By Sue Fernandez
ANNAPOLIS – A bill raising the standard of accountability for businesses that receive special state loans or grants in exchange for bringing jobs and capital investment to Maryland moved a step closer to final passage Thursday.
The House of Representatives gave tentative approval to the measure, which would add “performance requirements” to contracts between the state and companies that receive money from Maryland’s Economic Opportunities Program fund. The Senate has passed similar legislation.
The proposal also includes a “clawback” provision that would ensure the state gets its money back if a company closes or leaves Maryland.
The Economic Opportunities Fund, better known as the Sunny Day Fund, was set up in 1988 to attract new business and to keep expanding businesses in Maryland. The fund has grown from $5 million for grants and loans in fiscal year 1993 to $30 million in fiscal year 1996.
As of November 1995, $30 million in Sunny Day funds has been used to finance 26 projects.
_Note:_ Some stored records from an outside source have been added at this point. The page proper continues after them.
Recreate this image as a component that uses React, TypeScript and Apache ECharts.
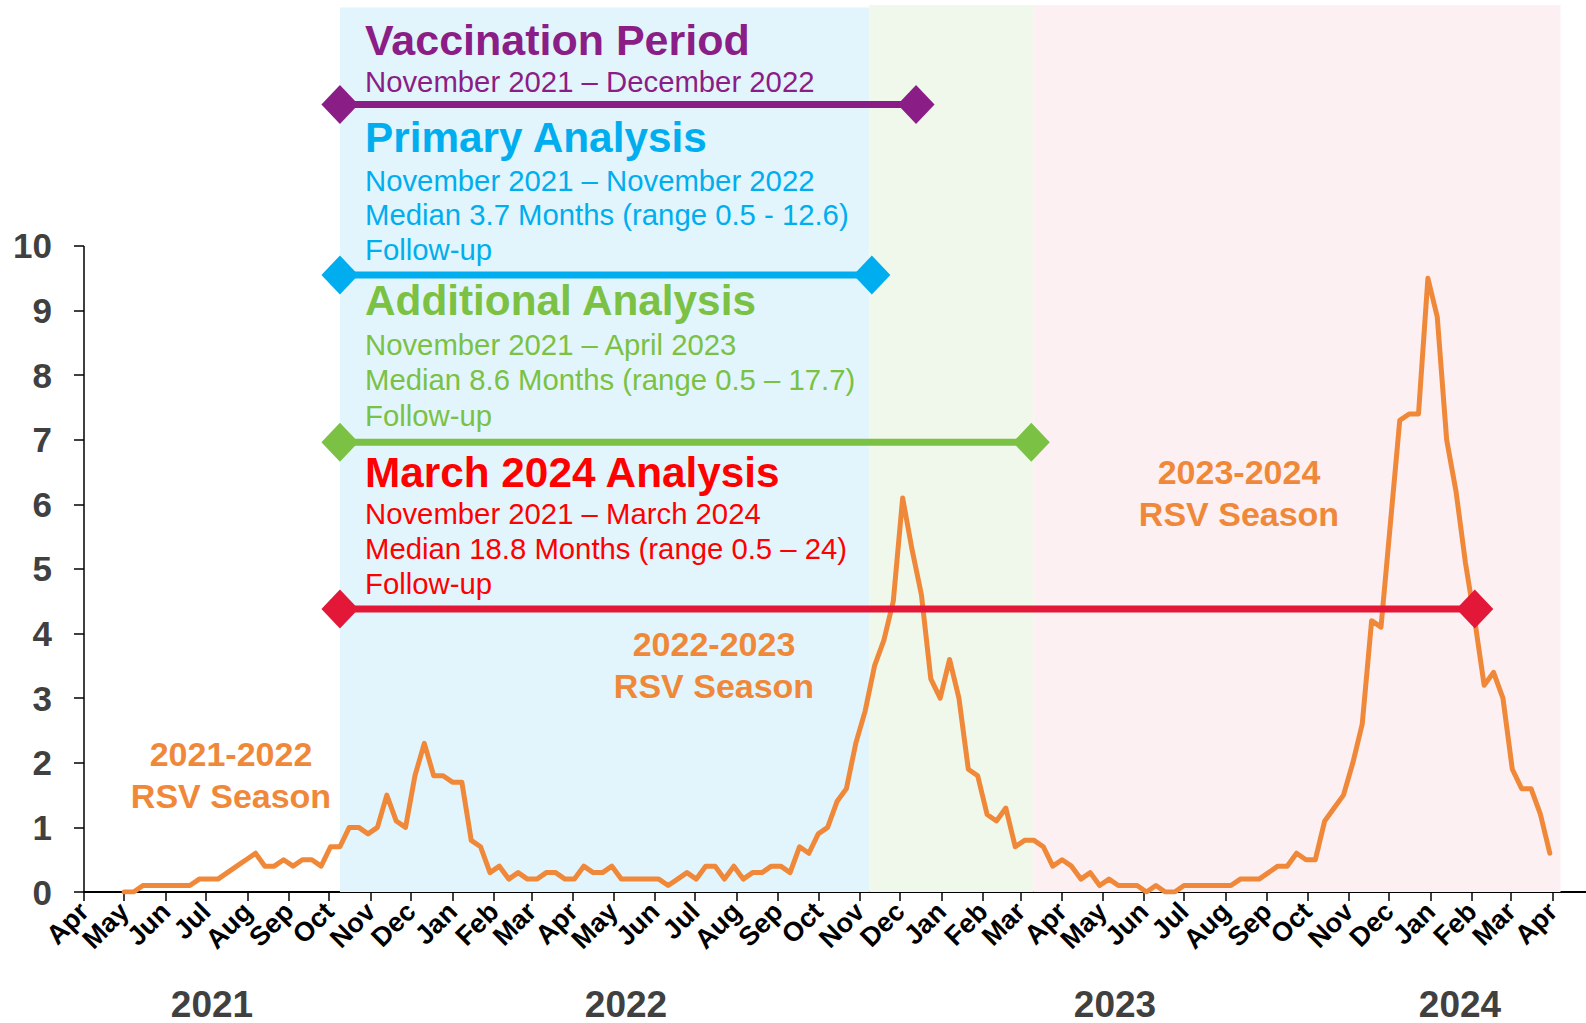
import React, { useEffect, useRef } from "react";
import * as echarts from "echarts";

const FONT = '"Liberation Sans", Arial, sans-serif';

// ---- Data ----
const ORIGIN = Date.UTC(2021, 3, 1); // 1 Apr 2021 = day 0
const DAY_MS = 86400000;
const dayOf = (y: number, m: number, d: number) => Math.round((Date.UTC(y, m - 1, d) - ORIGIN) / DAY_MS);

// Month tick labels, Apr 2021 .. Apr 2024
const monthLabels = [
  "Apr", "May", "Jun", "Jul", "Aug", "Sep", "Oct", "Nov", "Dec",
  "Jan", "Feb", "Mar", "Apr", "May", "Jun", "Jul", "Aug", "Sep", "Oct", "Nov", "Dec",
  "Jan", "Feb", "Mar", "Apr", "May", "Jun", "Jul", "Aug", "Sep", "Oct", "Nov", "Dec",
  "Jan", "Feb", "Mar", "Apr",
];
const yearLabels = ["2021", "2022", "2023", "2024"];
const yTickValues = [0, 1, 2, 3, 4, 5, 6, 7, 8, 9, 10];

// Weekly series starting 1 May 2021
const firstWeek = [2021, 5, 1];
const weeklyValues = [
  0, 0, 0.1, 0.1, 0.1, 0.1, 0.1, 0.1, 0.2, 0.2,
  0.2, 0.3, 0.4, 0.5, 0.6, 0.4, 0.4, 0.5, 0.4, 0.5,
  0.5, 0.4, 0.7, 0.7, 1.0, 1.0, 0.9, 1.0, 1.5, 1.1,
  1.0, 1.8, 2.3, 1.8, 1.8, 1.7, 1.7, 0.8, 0.7, 0.3,
  0.4, 0.2, 0.3, 0.2, 0.2, 0.3, 0.3, 0.2, 0.2, 0.4,
  0.3, 0.3, 0.4, 0.2, 0.2, 0.2, 0.2, 0.2, 0.1, 0.2,
  0.3, 0.2, 0.4, 0.4, 0.2, 0.4, 0.2, 0.3, 0.3, 0.4,
  0.4, 0.3, 0.7, 0.6, 0.9, 1.0, 1.4, 1.6, 2.3, 2.8,
  3.5, 3.9, 4.5, 6.1, 5.3, 4.6, 3.3, 3.0, 3.6, 3.0,
  1.9, 1.8, 1.2, 1.1, 1.3, 0.7, 0.8, 0.8, 0.7, 0.4,
  0.5, 0.4, 0.2, 0.3, 0.1, 0.2, 0.1, 0.1, 0.1, 0,
  0.1, 0, 0, 0.1, 0.1, 0.1, 0.1, 0.1, 0.1, 0.2,
  0.2, 0.2, 0.3, 0.4, 0.4, 0.6, 0.5, 0.5, 1.1, 1.3,
  1.5, 2.0, 2.6, 4.2, 4.1, 5.7, 7.3, 7.4, 7.4, 9.5,
  8.9, 7.0, 6.2, 5.1, 4.2, 3.2, 3.4, 3.0, 1.9, 1.6,
  1.6, 1.2, 0.6,
];

// Season background bands (day offsets)
const bandStart = [191, 586, 708.5];
const bandEnd = [586, 708.5, 1102];
const bandTop = [13.69, 13.73, 13.73];
const bandColors = ["#E2F5FC", "#F0F8EB", "#FCF0F3"];

// Study periods (horizontal bars with diamond ends)
const periodNames = ["Vaccination Period", "Primary Analysis", "Additional Analysis", "March 2024 Analysis"];
const periodStart = [191, 191, 191, 191];
const periodEnd = [621, 588, 707, 1038];
const periodLevel = [12.19, 9.55, 6.96, 4.38];
const periodColors = ["#8B1E86", "#00AEEF", "#7BC143", "#E31838"];
const periodTextColors = ["#8B1E86", "#00AEEF", "#7BC143", "#FF0000"];
const periodDetails = [
  ["November 2021 \u2013 December 2022"],
  ["November 2021 \u2013 November 2022", "Median 3.7 Months (range 0.5 - 12.6)", "Follow-up"],
  ["November 2021 \u2013 April 2023", "Median 8.6 Months (range 0.5 \u2013 17.7)", "Follow-up"],
  ["November 2021 \u2013 March 2024", "Median 18.8 Months (range 0.5 \u2013 24)", "Follow-up"],
];
const seasonLabels = ["2021-2022", "2022-2023", "2023-2024"];

const ORANGE = "#F0883A";

export default function App() {
  const ref = useRef<HTMLDivElement>(null);

  useEffect(() => {
    if (!ref.current) return;
    const chart = echarts.init(ref.current, null, { renderer: "svg" });

    const tickDays = monthLabels.map((_, i) => {
      const m0 = 3 + i; // months since Jan 2021
      return dayOf(2021 + Math.floor(m0 / 12), (m0 % 12) + 1, 1);
    });
    const labelByDay: Record<number, string> = {};
    tickDays.forEach((d, i) => (labelByDay[d] = monthLabels[i]));

    const d0 = dayOf(firstWeek[0], firstWeek[1], firstWeek[2]);
    const lineData = weeklyValues.map((v, i) => [d0 + 7 * i, v]);

    const periodSeries = periodNames.map((name, i) => ({
      name,
      type: "line",
      z: 5,
      data: [
        [periodStart[i], periodLevel[i]],
        [periodEnd[i], periodLevel[i]],
      ],
      symbol: "diamond",
      symbolSize: [37, 39],
      showSymbol: true,
      itemStyle: { color: periodColors[i] },
      lineStyle: { color: periodColors[i], width: 7 },
      silent: true,
    }));

    // annotation texts
    const titleY = [39.7, 137.4, 300.7, 472.4];
    const titleSize = [43, 42.3, 42.3, 42.3];
    const detailY = [[81.8], [180.1, 214.1, 249.4], [344.1, 379.4, 415.1], [513.4, 548.4, 583.4]];
    const graphics: any[] = [];
    periodNames.forEach((name, i) => {
      graphics.push({
        type: "text", x: 365, y: titleY[i], z: 100,
        style: { text: name, fill: periodTextColors[i], fontSize: titleSize[i], fontWeight: "bold", fontFamily: FONT, align: "left", verticalAlign: "middle" },
      });
      periodDetails[i].forEach((t, j) => {
        graphics.push({
          type: "text", x: 365, y: detailY[i][j], z: 100,
          style: { text: t, fill: periodTextColors[i], fontSize: 29.3, fontFamily: FONT, align: "left", verticalAlign: "middle" },
        });
      });
    });
    const seasonX = [231, 714, 1239];
    const seasonY = [754.4, 644, 471.7];
    seasonLabels.forEach((s, i) => {
      [s, "RSV Season"].forEach((t, j) => {
        graphics.push({
          type: "text", x: seasonX[i], y: seasonY[i] + j * 42, z: 100,
          style: { text: t, fill: ORANGE, fontSize: 34, fontWeight: "bold", fontFamily: FONT, align: "center", verticalAlign: "middle" },
        });
      });
    });
    const yearX = [212, 626, 1115, 1460];
    yearLabels.forEach((t, i) => {
      graphics.push({
        type: "text", x: yearX[i], y: 1004, z: 100,
        style: { text: t, fill: "#404040", fontSize: 37, fontWeight: "bold", fontFamily: FONT, align: "center", verticalAlign: "middle" },
      });
    });

    const option: any = {
      animation: false,
      grid: { left: 84, right: 0, top: 5, bottom: 131, containLabel: false },
      xAxis: {
        type: "value",
        min: 0,
        max: 1121,
        axisLine: { show: true, onZero: false, lineStyle: { color: "#000", width: 2 } },
        axisTick: { show: true, customValues: tickDays, length: 9, lineStyle: { color: "#000", width: 1.5 } },
        axisLabel: {
          show: true,
          customValues: tickDays,
          rotate: 45,
          margin: 15,
          formatter: (v: number) => labelByDay[Math.round(v)] ?? "",
          color: "#000",
          fontSize: 27,
          fontWeight: "bold",
          fontFamily: FONT,
        },
        splitLine: { show: false },
      },
      yAxis: {
        type: "value",
        min: 0,
        max: 13.73,
        axisLine: { show: false },
        axisTick: { show: true, customValues: yTickValues, length: 10, lineStyle: { color: "#000", width: 1.5 } },
        axisLabel: {
          show: true,
          customValues: yTickValues,
          margin: 32,
          color: "#404040",
          fontSize: 35,
          fontWeight: "bold",
          fontFamily: FONT,
        },
        splitLine: { show: false },
      },
      graphic: { elements: graphics },
      series: [
        {
          name: "bands",
          type: "line",
          z: 0,
          data: [],
          silent: true,
          markArea: {
            silent: true,
            label: { show: false },
            data: bandStart.map((s, i) => [
              { coord: [s, 0], itemStyle: { color: bandColors[i] } },
              { coord: [bandEnd[i], bandTop[i]] },
            ]),
          },
        },
        {
          name: "RSV",
          type: "line",
          z: 3,
          data: lineData,
          showSymbol: false,
          symbol: "none",
          lineStyle: { color: ORANGE, width: 5, join: "round", cap: "round" },
          silent: true,
          markLine: {
            silent: true,
            symbol: ["none", "none"],
            label: { show: false },
            lineStyle: { color: "#000", width: 1.5, type: "solid" },
            data: [[{ coord: [0, 0] }, { coord: [0, 10] }]],
          },
        },
        ...periodSeries,
      ],
    };

    chart.setOption(option);
    return () => chart.dispose();
  }, []);

  return (
    <div
      ref={ref}
      style={{ position: "fixed", left: 0, top: 0, width: 1586, height: 1023, background: "#fff" }}
    />
  );
}
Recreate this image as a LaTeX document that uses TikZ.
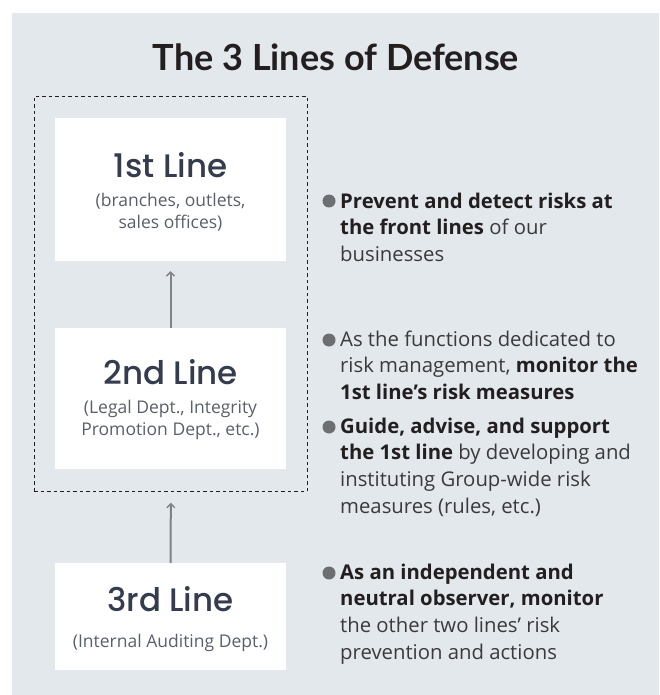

But some of those projects haven’t delivered the economic goods they guaranteed: The state gave $2 million in Sunny Day money to Royal Quality Foods (a.k.a. Mountainaire) in 1994, only to see the company leave the state in December 1995. And according to a report by the state’s Department of Fiscal Services, six companies have retained or brought in fewer jobs than promised. Only one company brought in the exact number of jobs it said it would, and one company brought in more than expected.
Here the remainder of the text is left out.